### Exercise aim
Beneath this line sits some data. Return only its lines from the one holding "Write a Python" through the one holding "A_I2 = [1.0, 2.66, 1.74, 1.47]", inclusive, exactly, with the images removed.

>> BEGIN Exercise material

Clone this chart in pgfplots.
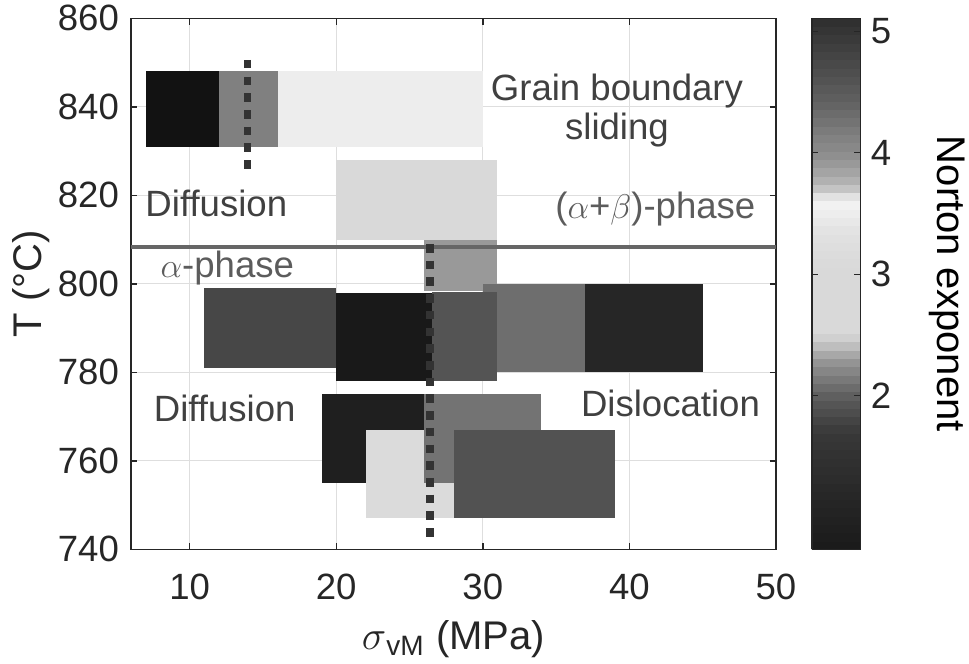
\documentclass[border=0pt]{standalone}
\usepackage{fontspec}
\setmainfont{Liberation Sans}
\usepackage{pgfplots}
\pgfplotsset{compat=1.18}

\definecolor{axgray}{gray}{0.15}
\definecolor{txtgray}{gray}{0.25}
\definecolor{phgray}{gray}{0.36}
\definecolor{gridgray}{gray}{0.87}
\definecolor{dotgray}{gray}{0.2}

\begin{document}
\begin{tikzpicture}
\begin{axis}[
  name=main, at={(0,0)}, anchor=south west,
  scale only axis, width=225.75pt, height=185.85pt,
  xmin=6, xmax=50, ymin=740, ymax=860,
  xtick={10,20,30,40,50},
  ytick={740,760,780,800,820,840,860},
  tick align=inside, major tick length=2.2pt,
  grid=major, major grid style={gridgray, line width=0.4pt},
  axis line style={axgray, line width=0.5pt},
  every tick/.style={axgray, line width=0.5pt},
  tick label style={font=\fontsize{12.8}{15}\selectfont, text=axgray},
  /pgf/number format/assume math mode=true,
  /pgf/number format/1000 sep={},
  xticklabel style={yshift=-5pt},
  yticklabel style={xshift=-0.7pt},
  label style={font=\fontsize{14}{17}\selectfont, text=axgray},
  xlabel={$\sigma$\textsubscript{vM} (MPa)},
  ylabel={T (°C)},
  xlabel style={at={(axis description cs:0.5,-0.188)}, anchor=base},
  ylabel style={at={(axis description cs:-0.155,0.5)}, anchor=center},
  colormap={norton}{
    gray(74pt)=(0.10); gray(116pt)=(0.15); gray(170pt)=(0.22); gray(197pt)=(0.35);
    gray(211pt)=(0.45); gray(230pt)=(0.60); gray(244pt)=(0.78); gray(252pt)=(0.85);
    gray(306pt)=(0.85); gray(333pt)=(0.88); gray(350pt)=(0.93); gray(361pt)=(0.95);
    gray(366pt)=(0.85); gray(374pt)=(0.72); gray(388pt)=(0.62); gray(400pt)=(0.55);
    gray(415pt)=(0.50); gray(442pt)=(0.38); gray(469pt)=(0.30); gray(511pt)=(0.18)},
  point meta min=0.735, point meta max=5.107,
  colorbar sampled,
  colorbar style={
    at={(parent axis.north east)}, anchor=north west, xshift=4pt,
    width=17.1pt,
    samples=65,
    ytick={2,3,4,5},
    tick align=inside, major tick length=2.2pt,
    axis line style={axgray, line width=0.5pt},
    every tick/.style={axgray, line width=0.5pt},
    yticklabel style={font=\fontsize{12.8}{15}\selectfont, text=axgray},
    /pgf/number format/assume math mode=true,
    ylabel={Norton exponent},
    ylabel style={font=\fontsize{14}{17}\selectfont, text=black,
      at={(axis description cs:2.57,0.5)}, anchor=base, rotate=180},
  },
]

% beta-phase region, top row
\addplot[fill={rgb,1:red,0.07;green,0.07;blue,0.07}, draw=none] coordinates {(7,831) (12,831) (12,848) (7,848)} --cycle;
\addplot[fill={rgb,1:red,0.50;green,0.50;blue,0.50}, draw=none] coordinates {(12,831) (16,831) (16,848) (12,848)} --cycle;
\addplot[fill={rgb,1:red,0.93;green,0.93;blue,0.93}, draw=none] coordinates {(16,831) (30,831) (30,848) (16,848)} --cycle;
\addplot[fill={rgb,1:red,0.85;green,0.85;blue,0.85}, draw=none] coordinates {(20,810) (31,810) (31,828) (20,828)} --cycle;
\addplot[fill={rgb,1:red,0.60;green,0.60;blue,0.60}, draw=none] coordinates {(26,798.4) (31,798.4) (31,810) (26,810)} --cycle;

% alpha-phase, around 790
\addplot[fill={rgb,1:red,0.28;green,0.28;blue,0.28}, draw=none] coordinates {(11,781) (20,781) (20,799) (11,799)} --cycle;
\addplot[fill={rgb,1:red,0.10;green,0.10;blue,0.10}, draw=none] coordinates {(20,778) (26.5,778) (26.5,798) (20,798)} --cycle;
\addplot[fill={rgb,1:red,0.43;green,0.43;blue,0.43}, draw=none] coordinates {(30,780) (37,780) (37,800) (30,800)} --cycle;
\addplot[fill={rgb,1:red,0.15;green,0.15;blue,0.15}, draw=none] coordinates {(37,780) (45,780) (45,800) (37,800)} --cycle;
\addplot[fill={rgb,1:red,0.33;green,0.33;blue,0.33}, draw=none] coordinates {(26.5,778) (31,778) (31,798.2) (26.5,798.2)} --cycle;

% alpha-phase, around 760
\addplot[fill={rgb,1:red,0.12;green,0.12;blue,0.12}, draw=none] coordinates {(19,755) (26,755) (26,775) (19,775)} --cycle;
\addplot[fill={rgb,1:red,0.86;green,0.86;blue,0.86}, draw=none] coordinates {(22,747) (28,747) (28,767) (22,767)} --cycle;
\addplot[fill={rgb,1:red,0.45;green,0.45;blue,0.45}, draw=none] coordinates {(26,755) (34,755) (34,775) (26,775)} --cycle;
\addplot[fill={rgb,1:red,0.32;green,0.32;blue,0.32}, draw=none] coordinates {(28,747) (39,747) (39,767) (28,767)} --cycle;

% phase boundary and transition stresses
\addplot[draw={rgb,1:red,0.4;green,0.4;blue,0.4}, line width=1.6pt] coordinates {(6,808.3) (50,808.3)};
\addplot[draw=dotgray, line width=2.6pt, dash pattern=on 3pt off 2.85pt] coordinates {(13.94,850.6) (13.94,825.2)};
\addplot[draw=dotgray, line width=2.6pt, dash pattern=on 3pt off 2.85pt] coordinates {(26.4,809) (26.4,741.4)};

% region labels
\begin{scope}[every node/.style={inner sep=0pt, font=\fontsize{12.8}{15}\selectfont, text=txtgray}]
\node[anchor=base] at (axis cs:39.15,841.5) {Grain boundary};
\node[anchor=base] at (axis cs:39.15,832.5) {sliding};
\node[anchor=base west] at (axis cs:6.95,815.2) {Diffusion};
\node[anchor=base east, text=phgray] at (axis cs:48.63,814.8) {($\alpha$+$\beta$)-phase};
\node[anchor=base west, text=phgray] at (axis cs:7.98,801.4) {$\alpha$-phase};
\node[anchor=base west] at (axis cs:7.52,768.8) {Diffusion};
\node[anchor=base] at (axis cs:42.8,770.0) {Dislocation};
\end{scope}

\end{axis}
\pgfresetboundingbox
\path[use as bounding box] (-45.85pt,-39.8pt) rectangle (293.3pt,192.26pt);
\end{tikzpicture}
\end{document}
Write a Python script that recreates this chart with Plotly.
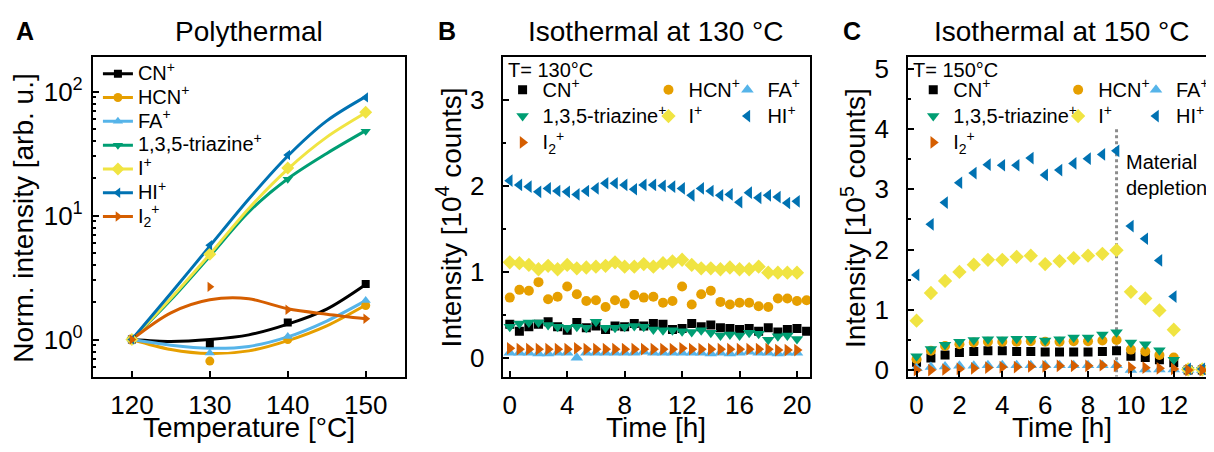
import plotly.graph_objects as go

# page offset of the plot inside the browser window (default body margin)
OFF = 8
W, H = 1214 - OFF, 452 - OFF
FONT = "Liberation Sans, Arial, Helvetica, sans-serif"

# ---------------- data ----------------
LABELS = ["CN<sup>+</sup>", "HCN<sup>+</sup>", "FA<sup>+</sup>", "1,3,5-triazine<sup>+</sup>",
          "I<sup>+</sup>", "HI<sup>+</sup>", "I<sub>2</sub><sup>+</sup>"]

# Panel A: polythermal, normalized intensity (markers)
TEMP_C = [120, 130, 140, 150]
A_CN = [1.0, 0.935, 1.37, 2.8]
A_HCN = [1.0, 0.67, 1.0, 1.88]
A_FA = [1.0, 0.78, 1.06, 2.06]
A_TRZ = [1.0, 4.8, 19.6, 47.8]
A_I = [1.0, 4.87, 24.2, 68.0]
A_HI = [1.0, 5.77, 30.8, 89.7]
A_I2 = [1.0, 2.66, 1.74, 1.47]

# Panel A: smoothed guide curves
FIT_TEMP = [120, 125, 130, 135, 140, 145, 150]
FIT_CN = [1.0, 0.965, 1.0, 1.09, 1.33, 1.76, 2.78]
FIT_HCN = [1.0, 0.83, 0.77, 0.81, 0.98, 1.29, 1.9]
FIT_FA = [1.0, 0.90, 0.85, 0.88, 1.05, 1.41, 2.06]
FIT_TRZ = [1.0, 2.09, 4.7, 10.7, 19.8, 31.7, 48.4]
FIT_I = [1.0, 2.15, 4.87, 11.4, 23.7, 42.9, 67.4]
FIT_HI = [1.0, 2.36, 5.67, 13.6, 30.2, 58.0, 91.0]
FIT_I2 = [1.0, 1.64, 2.09, 2.13, 1.77, 1.60, 1.47]

# Panel B: isothermal at 130 C, intensity in 1e4 counts
B_TIME = [0, 0.67, 1.33, 2.0, 2.67, 3.33, 4.0, 4.67, 5.33, 6.0, 6.67, 7.33, 8.0, 8.67,
          9.33, 10.0, 10.67, 11.33, 12.0, 12.67, 13.33, 14.0, 14.67, 15.33, 16.0, 16.67,
          17.33, 18.0, 18.67, 19.33, 20.0, 20.67]
B_CN = [0.39, 0.31, 0.36, 0.39, 0.42, 0.36, 0.32, 0.41, 0.35, 0.37, 0.33, 0.37, 0.36, 0.40,
        0.37, 0.40, 0.39, 0.33, 0.34, 0.40, 0.36, 0.38, 0.35, 0.34, 0.33, 0.34, 0.31, 0.35,
        0.30, 0.33, 0.34, 0.31]
B_HCN = [0.70, 0.79, 0.78, 0.88, 0.68, 0.71, 0.83, 0.74, 0.66, 0.67, 0.59, 0.67, 0.63, 0.73,
         0.70, 0.71, 0.64, 0.66, 0.83, 0.62, 0.74, 0.78, 0.65, 0.62, 0.64, 0.64, 0.60, 0.59,
         0.69, 0.69, 0.66, 0.67]
B_FA = [0.06, 0.06, 0.06, 0.05, 0.05, 0.06, 0.06, 0.00, 0.06, 0.06, 0.06, 0.06, 0.06, 0.06,
        0.07, 0.06, 0.06, 0.06, 0.06, 0.06, 0.06, 0.05, 0.06, 0.05, 0.06, 0.07, 0.06, 0.06,
        0.05, 0.06, 0.06]
B_TRZ = [0.36, 0.40, 0.41, 0.41, 0.38, 0.36, 0.35, 0.36, 0.35, 0.42, 0.35, 0.35, 0.36, 0.37,
         0.36, 0.33, 0.32, 0.32, 0.31, 0.30, 0.32, 0.29, 0.26, 0.27, 0.26, 0.29, 0.28, 0.21,
         0.25, 0.26, 0.22]
B_I = [1.11, 1.10, 1.08, 1.03, 1.07, 1.03, 1.08, 1.04, 1.05, 1.06, 1.07, 1.11, 1.06, 1.06,
       1.09, 1.06, 1.10, 1.12, 1.14, 1.08, 1.04, 1.04, 1.03, 1.05, 1.03, 1.03, 1.06, 0.99,
       0.99, 0.99, 0.99]
B_HI = [2.06, 2.01, 1.99, 1.93, 1.97, 1.94, 1.93, 1.90, 1.94, 1.97, 2.03, 2.03, 2.01, 1.96,
        2.01, 2.01, 2.00, 1.99, 1.97, 1.89, 1.97, 1.94, 1.89, 1.90, 1.81, 1.92, 1.86, 1.89,
        1.87, 1.80, 1.82]
B_I2 = [0.11, 0.10, 0.10, 0.10, 0.10, 0.10, 0.10, 0.11, 0.10, 0.10, 0.10, 0.10, 0.10, 0.10,
        0.10, 0.10, 0.10, 0.10, 0.11, 0.10, 0.10, 0.10, 0.10, 0.10, 0.10, 0.10, 0.10, 0.10,
        0.09, 0.09, 0.09]

# Panel C: isothermal at 150 C, intensity in 1e5 counts
C_TIME = [0, 0.67, 1.33, 2.0, 2.67, 3.33, 4.0, 4.67, 5.33, 6.0, 6.67, 7.33, 8.0, 8.67,
          9.33, 10.0, 10.67, 11.33, 12.0, 12.67, 13.33]
C_CN = [0.13, 0.20, 0.25, 0.29, 0.31, 0.32, 0.32, 0.31, 0.31, 0.30, 0.30, 0.30, 0.30, 0.31,
        0.32, 0.23, 0.21, 0.17, 0.12, 0.0, 0.0]
C_HCN = [0.18, 0.32, 0.40, 0.43, 0.46, 0.47, 0.47, 0.47, 0.48, 0.47, 0.47, 0.48, 0.48, 0.49,
         0.50, 0.34, 0.31, 0.25, 0.21, 0.0, 0.0]
C_FA = [0.03, 0.05, 0.06, 0.07, 0.07, 0.08, 0.08, 0.08, 0.08, 0.08, 0.08, 0.08, 0.08, 0.08,
        0.08, 0.0, 0.01, 0.01, 0.01, 0.0, 0.0]
C_TRZ = [0.23, 0.35, 0.42, 0.47, 0.50, 0.51, 0.51, 0.52, 0.52, 0.49, 0.51, 0.54, 0.54, 0.59,
         0.63, 0.46, 0.43, 0.33, 0.17, 0.0, 0.0]
C_I = [0.82, 1.28, 1.48, 1.63, 1.75, 1.83, 1.83, 1.88, 1.90, 1.76, 1.81, 1.86, 1.90, 1.93,
       1.99, 1.30, 1.19, 0.99, 0.67, 0.01, 0.01]
C_HI = [1.58, 2.42, 2.78, 3.11, 3.27, 3.41, 3.40, 3.40, 3.52, 3.24, 3.32, 3.43, 3.51, 3.58,
        3.64, 2.39, 2.18, 1.82, 1.22, 0.02, 0.02]
C_I2 = [0.0, 0.0, 0.01, 0.02, 0.03, 0.04, 0.05, 0.05, 0.06, 0.06, 0.07, 0.07, 0.07, 0.08,
        0.07, 0.04, 0.04, 0.03, 0.02, 0.0, 0.0]
DEPLETION_T = 9.33

A_SERIES = [A_CN, A_HCN, A_FA, A_TRZ, A_I, A_HI, A_I2]
FIT_SERIES = [FIT_CN, FIT_HCN, FIT_FA, FIT_TRZ, FIT_I, FIT_HI, FIT_I2]
B_SERIES = [B_CN, B_HCN, B_FA, B_TRZ, B_I, B_HI, B_I2]
C_SERIES = [C_CN, C_HCN, C_FA, C_TRZ, C_I, C_HI, C_I2]

# ---------------- styles ----------------
COLORS = ["#000000", "#E69F00", "#56B4E9", "#009E73", "#F0E442", "#0072B2", "#D55E00"]
SYMBOLS = ["square", "circle", "triangle-up", "triangle-down", "diamond",
           "triangle-left", "triangle-right"]
SIZES_A = [8, 9, 9, 9, 10, 9, 9]
SIZES_BC = [9, 10, 11, 11, 11, 11, 11]
B_COLS = ["legend2", "legend3", "legend4", "legend2", "legend3", "legend4", "legend2"]
C_COLS = ["legend5", "legend6", "legend7", "legend5", "legend6", "legend7", "legend5"]


def px(x):
    return (x - OFF) / W


def py(y):
    return 1 - (y - OFF) / H


def lab(t):
    return '<span style="font-size:20px">' + t + '</span>'


fig = go.Figure()

# Panel A
for k in range(7):
    fig.add_trace(go.Scatter(x=FIT_TEMP, y=FIT_SERIES[k], mode="lines",
                             line=dict(color=COLORS[k], width=3, shape="spline", smoothing=0.9),
                             xaxis="x", yaxis="y", showlegend=False, hoverinfo="skip"))
for k in range(7):
    fig.add_trace(go.Scatter(x=TEMP_C, y=A_SERIES[k], mode="markers",
                             marker=dict(symbol=SYMBOLS[k], size=SIZES_A[k], color=COLORS[k]),
                             xaxis="x", yaxis="y", showlegend=False))
for k in range(7):
    fig.add_trace(go.Scatter(x=[None], y=[None], mode="lines+markers", name=lab(LABELS[k]),
                             line=dict(color=COLORS[k], width=3),
                             marker=dict(symbol=SYMBOLS[k], size=SIZES_A[k], color=COLORS[k]),
                             xaxis="x", yaxis="y", legend="legend"))

# Panel B
for k in range(7):
    fig.add_trace(go.Scatter(x=B_TIME[:len(B_SERIES[k])], y=B_SERIES[k], mode="markers",
                             name=lab(LABELS[k]),
                             marker=dict(symbol=SYMBOLS[k], size=SIZES_BC[k], color=COLORS[k]),
                             xaxis="x2", yaxis="y2", legend=B_COLS[k]))

# Panel C
for k in range(7):
    fig.add_trace(go.Scatter(x=C_TIME, y=C_SERIES[k], mode="markers", name=lab(LABELS[k]),
                             marker=dict(symbol=SYMBOLS[k], size=SIZES_BC[k], color=COLORS[k]),
                             xaxis="x3", yaxis="y3", legend=C_COLS[k]))

YDOM = [py(383), py(55)]


def ax(**kw):
    d = dict(showline=True, linecolor="black", linewidth=2, mirror=True, ticks="inside",
             ticklen=6, tickwidth=2, tickcolor="black", showgrid=False, zeroline=False,
             tickfont=dict(size=26, color="black", family=FONT))
    d.update(kw)
    return d


MINOR_LOG = [0.5, 0.6, 0.7, 0.8, 0.9, 2, 3, 4, 5, 6, 7, 8, 9, 20, 30, 40, 50, 60, 70, 80, 90, 200]


def leg(x, y, size):
    return dict(x=px(x), y=py(y), xanchor="left", yanchor="top", bgcolor="rgba(0,0,0,0)",
                font=dict(size=size, family=FONT, color="black"), tracegroupgap=0,
                itemclick=False, itemdoubleclick=False)


fig.update_layout(
    width=W, height=H, margin=dict(l=0, r=0, t=0, b=0),
    paper_bgcolor="white", plot_bgcolor="white",
    font=dict(family=FONT, color="black"),
    xaxis=ax(domain=[px(93), px(405)], range=[115, 155], tickvals=[120, 130, 140, 150],
             anchor="y", ticklabelstandoff=4),
    yaxis=ax(domain=YDOM, type="log", range=[-0.30, 2.28], tickvals=[1, 10, 100],
             ticktext=["10<sup>0</sup>", "10<sup>1</sup>", "10<sup>2</sup>"],
             minor=dict(tickmode="array", tickvals=MINOR_LOG, ticks="inside", ticklen=3,
                        tickwidth=1.5, tickcolor="black"),
             anchor="x", ticklabelstandoff=3),
    xaxis2=ax(domain=[px(503), px(811)], range=[-0.5, 20.93], tickvals=[0, 4, 8, 12, 16, 20],
              anchor="y2", ticklabelstandoff=4),
    yaxis2=ax(domain=YDOM, range=[-0.22, 3.5], tickvals=[0, 1, 2, 3],
              minor=dict(dtick=0.5, tick0=0, ticks="inside", ticklen=3, tickwidth=1.5,
                         tickcolor="black"),
              anchor="x2", ticklabelstandoff=11),
    xaxis3=ax(domain=[px(909), 1.0], range=[-0.387, 13.83], tickvals=[0, 2, 4, 6, 8, 10, 12],
              anchor="y3", ticklabelstandoff=4),
    yaxis3=ax(domain=YDOM, range=[-0.11, 5.2], tickvals=[0, 1, 2, 3, 4, 5], mirror=False,
              minor=dict(dtick=0.5, tick0=0, ticks="inside", ticklen=3, tickwidth=1.5,
                         tickcolor="black"),
              anchor="x3", ticklabelstandoff=12),
    legend=leg(98, 55, 16),
    legend2=leg(503, 70, 18),
    legend3=leg(649, 70, 18),
    legend4=leg(728, 70, 18),
    legend5=leg(914, 70, 18),
    legend6=leg(1059, 70, 18),
    legend7=leg(1137, 70, 18),
)

# dotted marker of material depletion
fig.add_shape(type="line", xref="x3", yref="y3", x0=DEPLETION_T, x1=DEPLETION_T, y0=4.0,
              y1=-0.11, line=dict(color="#8c8c8c", width=3, dash="dot"), layer="below")

ann = []


def text(x, y, s, size, xanchor="center", **kw):
    d = dict(x=px(x), y=py(y), xref="paper", yref="paper", text=s, showarrow=False,
             xanchor=xanchor, yanchor="middle",
             font=dict(size=size, family=FONT, color="black"))
    d.update(kw)
    ann.append(d)


# panel letters and titles
text(25, 29, "<b>A</b>", 25)
text(447, 29, "<b>B</b>", 25)
text(853, 29, "<b>C</b>", 25)
text(249, 29, "Polythermal", 28)
text(657, 29, "Isothermal at 130 °C", 28)
text(1063, 29, "Isothermal at 150 °C", 28)
# axis titles
text(249, 435, "Temperature [°C]", 28)
text(657, 435, "Time [h]", 28)
text(1063, 435, "Time [h]", 28)
text(24, 220, "Norm. intensity [arb. u.]", 28, textangle=-90)
text(449, 220, "Intensity [10<sup>4</sup> counts]", 28, textangle=-90)
text(854, 220, "Intensity [10<sup>5</sup> counts]", 28, textangle=-90)
# inner labels
text(506, 68, "T= 130°C", 20, xanchor="left")
text(912, 68, "T= 150°C", 20, xanchor="left")
text(1125, 176, "Material<br>depletion", 20, xanchor="left", align="left")

fig.update_layout(annotations=ann)

fig.write_html("out.html")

>> END Exercise material

### Solution to this problem
Write a Python script that recreates this chart with Plotly.
import plotly.graph_objects as go

# page offset of the plot inside the browser window (default body margin)
OFF = 8
W, H = 1214 - OFF, 452 - OFF
FONT = "Liberation Sans, Arial, Helvetica, sans-serif"

# ---------------- data ----------------
LABELS = ["CN<sup>+</sup>", "HCN<sup>+</sup>", "FA<sup>+</sup>", "1,3,5-triazine<sup>+</sup>",
          "I<sup>+</sup>", "HI<sup>+</sup>", "I<sub>2</sub><sup>+</sup>"]

# Panel A: polythermal, normalized intensity (markers)
TEMP_C = [120, 130, 140, 150]
A_CN = [1.0, 0.935, 1.37, 2.8]
A_HCN = [1.0, 0.67, 1.0, 1.88]
A_FA = [1.0, 0.78, 1.06, 2.06]
A_TRZ = [1.0, 4.8, 19.6, 47.8]
A_I = [1.0, 4.87, 24.2, 68.0]
A_HI = [1.0, 5.77, 30.8, 89.7]
A_I2 = [1.0, 2.66, 1.74, 1.47]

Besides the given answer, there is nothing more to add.